Negara-negara dengan komitmen yang tinggi terhadap riset, berdasarkan data 2013, adalah Korea Selatan (4,1 persen), Jepang (3,5 persen), dan Finlandia (3,3 persen). Di tingkat ASEAN, yang memiliki rata-rata GERD per PDB tinggi adalah Singapura (2,0 persen) dan Malaysia (1,1 persen). Sementara itu, GERD per PDB Indonesia belum mencapai angka 1 persen – hanya sebesar 0,085 persen – dan jauh tertinggal dibandingkan GERD dunia yang berada di kisaran 2 persen.
Di sisi lain, komposisi belanja penelitian dan pengembangan di Indonesia pun masih didominasi pemerintah. Dengan kata lain, perlu dorongan agar proporsi sektor swasta atau bisnis dalam penelitian dan pengembangan dapat meningkat.
Minimnya Lulusan Perguruan Tinggi
Rendahnya skor sub-pilar tertiary education tampak pada minimnya jumlah tenaga kerja di Indonesia lulusan perguruan tinggi. Dari data BPS, tenaga kerja lulusan sekolah dasar (SD) mendominasi pangsa tenaga kerja Indonesia. Selama 2014 hingga 2018, setidaknya seperempat dari tenaga kerja merupakan lulusan SD.
Bila Indonesia masih didominasi pekerja berpendidikan rendah, apakah para tenaga kerja siap dengan perubahan dan dinamika industri? Apakah para pekerja Indonesia cukup adaptif, fleksibel, dan inovatif untuk bertahan dalam gelanggang kerja? Sejumlah pertanyaan tersebut dapat menjadi catatan.
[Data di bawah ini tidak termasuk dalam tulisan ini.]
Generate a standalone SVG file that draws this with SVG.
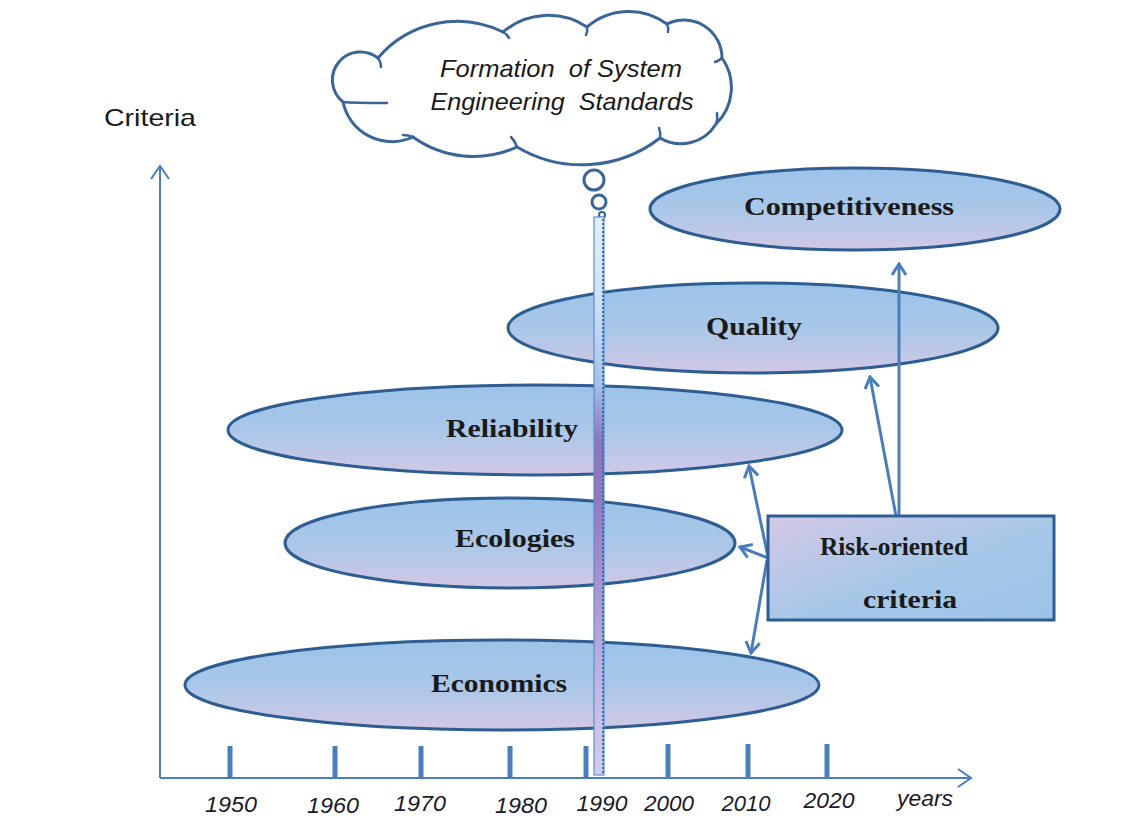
<svg xmlns="http://www.w3.org/2000/svg" width="1140" height="816" viewBox="0 0 1140 816">
<defs>
<linearGradient id="ellGrad" x1="0" y1="0" x2="0" y2="1">
<stop offset="0" stop-color="#9cc3e8"/>
<stop offset="0.5" stop-color="#a9c7e8"/>
<stop offset="1" stop-color="#d3c8e6"/>
</linearGradient>
<linearGradient id="boxGrad" x1="0" y1="0" x2="1" y2="1">
<stop offset="0" stop-color="#d3c8e6"/>
<stop offset="0.55" stop-color="#a6c7e8"/>
<stop offset="1" stop-color="#9cc3e8"/>
</linearGradient>
<linearGradient id="barGrad" x1="0" y1="0" x2="0" y2="1">
<stop offset="0" stop-color="#e4eef9"/>
<stop offset="0.15" stop-color="#cfe0f3"/>
<stop offset="0.3" stop-color="#a9bfe6"/>
<stop offset="0.4" stop-color="#8c74bb"/>
<stop offset="0.5" stop-color="#9478bd"/>
<stop offset="0.65" stop-color="#a891cc"/>
<stop offset="0.85" stop-color="#c3b8e0"/>
<stop offset="1" stop-color="#d3cdea"/>
</linearGradient>
<marker id="arr" markerUnits="userSpaceOnUse" viewBox="-14 -10 16 20" markerWidth="16" markerHeight="20" refX="0" refY="0" orient="auto">
<path d="M-11,-7 L0,0 L-11,7" fill="none" stroke="#4a7ebb" stroke-width="3" stroke-linejoin="miter"/>
</marker>
<marker id="axarr" markerUnits="userSpaceOnUse" viewBox="-16 -10 18 20" markerWidth="18" markerHeight="20" refX="0" refY="0" orient="auto">
<path d="M-13,-9 L0,0 L-13,9" fill="none" stroke="#4a7ebb" stroke-width="2"/>
</marker>
<style>
.ell{fill:url(#ellGrad);stroke:#2e5d91;stroke-width:3}
.lbl{font-family:"Liberation Serif","Times New Roman",serif;font-weight:bold;font-size:26px;fill:#1a1a1a;text-anchor:middle}
.yr{font-family:"Liberation Sans",Arial,sans-serif;font-style:italic;font-size:22px;fill:#1a1a2a;text-anchor:middle}
.cl{font-family:"Liberation Sans",Arial,sans-serif;font-style:italic;font-size:24px;fill:#1a1a1a;text-anchor:middle;white-space:pre}
.conn{stroke:#4a7ebb;stroke-width:3;fill:none;marker-end:url(#arr)}
.axis{stroke:#4a7ebb;stroke-width:2;fill:none}
.tick{stroke:#4a7ebb;stroke-width:5}
.cloud{fill:#ffffff;stroke:#3a6596;stroke-width:3}
</style>
</defs>
<rect width="1140" height="816" fill="#ffffff"/>

<g id="axes">
<line class="axis" x1="160" y1="778" x2="160" y2="166" marker-end="url(#axarr)"/>
<line class="axis" x1="160" y1="778" x2="971" y2="778" marker-end="url(#axarr)"/>
<text x="150" y="126" font-family="'Liberation Sans',Arial,sans-serif" font-size="24" fill="#1a1a1a" text-anchor="middle" textLength="92" lengthAdjust="spacingAndGlyphs">Criteria</text>
<g id="ticks">
<line class="tick" x1="230" y1="746" x2="230" y2="778"/>
<line class="tick" x1="335" y1="746" x2="335" y2="778"/>
<line class="tick" x1="421" y1="746" x2="421" y2="778"/>
<line class="tick" x1="510" y1="746" x2="510" y2="778"/>
<line class="tick" x1="586" y1="746" x2="586" y2="778"/>
<line class="tick" x1="668" y1="744" x2="668" y2="778"/>
<line class="tick" x1="748" y1="744" x2="748" y2="778"/>
<line class="tick" x1="827" y1="744" x2="827" y2="778"/>
</g>
<g id="yearLabels">
<text class="yr" x="231" y="812" textLength="52" lengthAdjust="spacingAndGlyphs">1950</text>
<text class="yr" x="333" y="813" textLength="52" lengthAdjust="spacingAndGlyphs">1960</text>
<text class="yr" x="420" y="811" textLength="52" lengthAdjust="spacingAndGlyphs">1970</text>
<text class="yr" x="521" y="813" textLength="52" lengthAdjust="spacingAndGlyphs">1980</text>
<text class="yr" x="602" y="811" textLength="51" lengthAdjust="spacingAndGlyphs">1990</text>
<text class="yr" x="669" y="811" textLength="50" lengthAdjust="spacingAndGlyphs">2000</text>
<text class="yr" x="746" y="811" textLength="49" lengthAdjust="spacingAndGlyphs">2010</text>
<text class="yr" x="829" y="808" textLength="51" lengthAdjust="spacingAndGlyphs">2020</text>
<text class="yr" x="925" y="806" textLength="56" lengthAdjust="spacingAndGlyphs">years</text>
</g>
</g>

<g id="node-competitiveness">
<ellipse class="ell" cx="855" cy="209" rx="205" ry="41"/>
<text class="lbl" x="849" y="215" textLength="210" lengthAdjust="spacingAndGlyphs">Competitiveness</text>
</g>
<g id="node-quality">
<ellipse class="ell" cx="753" cy="328" rx="245" ry="45"/>
<text class="lbl" x="754" y="335" textLength="96" lengthAdjust="spacingAndGlyphs">Quality</text>
</g>
<g id="node-reliability">
<ellipse class="ell" cx="535" cy="430" rx="307" ry="45"/>
<text class="lbl" x="512" y="437" textLength="132" lengthAdjust="spacingAndGlyphs">Reliability</text>
</g>
<g id="node-ecologies">
<ellipse class="ell" cx="510" cy="543" rx="225" ry="45"/>
<text class="lbl" x="515" y="547" textLength="120" lengthAdjust="spacingAndGlyphs">Ecologies</text>
</g>
<g id="node-economics">
<ellipse class="ell" cx="502" cy="685" rx="317" ry="45"/>
<text class="lbl" x="499" y="692" textLength="136" lengthAdjust="spacingAndGlyphs">Economics</text>
</g>

<g id="node-cloud">
<path class="cloud" d="M378,58 A104,104 0 0 1 503,32 A70,70 0 0 1 587,27 A64,64 0 0 1 667,24 A38,38 0 0 1 722,58 A51,51 0 0 1 716,124 A41,41 0 0 1 660,138 A127,127 0 0 1 517,147 A104,104 0 0 1 413,137 A50,50 0 0 1 343,102 A28,28 0 0 1 378,58 Z"/>
<g fill="none" stroke="#3a6596" stroke-width="2.5" stroke-linecap="round">
<path d="M503,32 Q507,34 509,38"/>
<path d="M587,27 Q588,31 586,35"/>
<path d="M667,24 Q669,28 668,32"/>
<path d="M722,58 Q719,61 715,62"/>
<path d="M716,124 Q718,119 717,113"/>
<path d="M660,138 Q661,133 659,128"/>
<path d="M517,147 Q515,141 511,137"/>
<path d="M413,137 Q408,135 403,135"/>
<path d="M343,102 Q352,103 387,103"/>
<path d="M378,58 Q381,62 381,67"/>
</g>
<text class="cl" x="561" y="77" textLength="242" lengthAdjust="spacingAndGlyphs">Formation  of System</text>
<text class="cl" x="562" y="110" textLength="263" lengthAdjust="spacingAndGlyphs">Engineering  Standards</text>
<circle cx="594" cy="180" r="10" fill="#ffffff" stroke="#3a6596" stroke-width="3"/>
<circle cx="599" cy="202" r="7" fill="#ffffff" stroke="#3a6596" stroke-width="3"/>
<circle cx="602" cy="215" r="3" fill="#ffffff" stroke="#3a6596" stroke-width="2"/>
</g>

<g id="node-bar">
<rect x="594" y="217" width="10" height="558" fill="url(#barGrad)" stroke="#5b8fd0" stroke-width="1.2"/>
<line x1="603" y1="219" x2="603" y2="775" stroke="#2f6fc0" stroke-width="2" stroke-dasharray="2 2"/>
</g>

<g id="connectors">
<line class="conn" x1="899" y1="516" x2="899" y2="264"/>
<line class="conn" x1="896" y1="516" x2="870" y2="377"/>
<line class="conn" x1="768" y1="557" x2="749" y2="466"/>
<line class="conn" x1="768" y1="558" x2="740" y2="547"/>
<line class="conn" x1="767" y1="560" x2="751" y2="653"/>
</g>

<g id="node-risk">
<rect x="768" y="516" width="286" height="104" fill="url(#boxGrad)" stroke="#2e5d91" stroke-width="3"/>
<text class="lbl" x="894" y="555" textLength="148" lengthAdjust="spacingAndGlyphs">Risk-oriented</text>
<text class="lbl" x="910" y="608" textLength="94" lengthAdjust="spacingAndGlyphs">criteria</text>
</g>
</svg>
Hal ini karena memasuki industri 4.0 tak cuma soal kesiapan dan kecanggihan teknologi yang digunakan, kualitas SDM ketenagakerjaan tak kalah penting dan mesti menjadi perhatian utama pemerintah.
Sumber daya terbesar dari pembangunan adalah manusia. Oleh karenanya, perbaikan kualitas pendidikan adalah hal mendesak yang perlu jadi prioritas. Jika tidak, para pekerja Indonesia akan sulit bersaing dengan pekerja negara lain. Pada laporan Global Talent Competitiveness Index 2019, Indonesia tercatat berada di peringkat 67 dari 125 negara di dunia.
Jika Indonesia tak mau terus tertinggal, maka mesti ada peningkatan kualitas pendidikan, anggaran riset, dan kontribusi negara terhadap inovasi. Selain itu, terbatasnya anggaran pemerintah untuk riset dapat diatasi dengan melibatkan swasta untuk berkontribusi dalam ekosistem riset.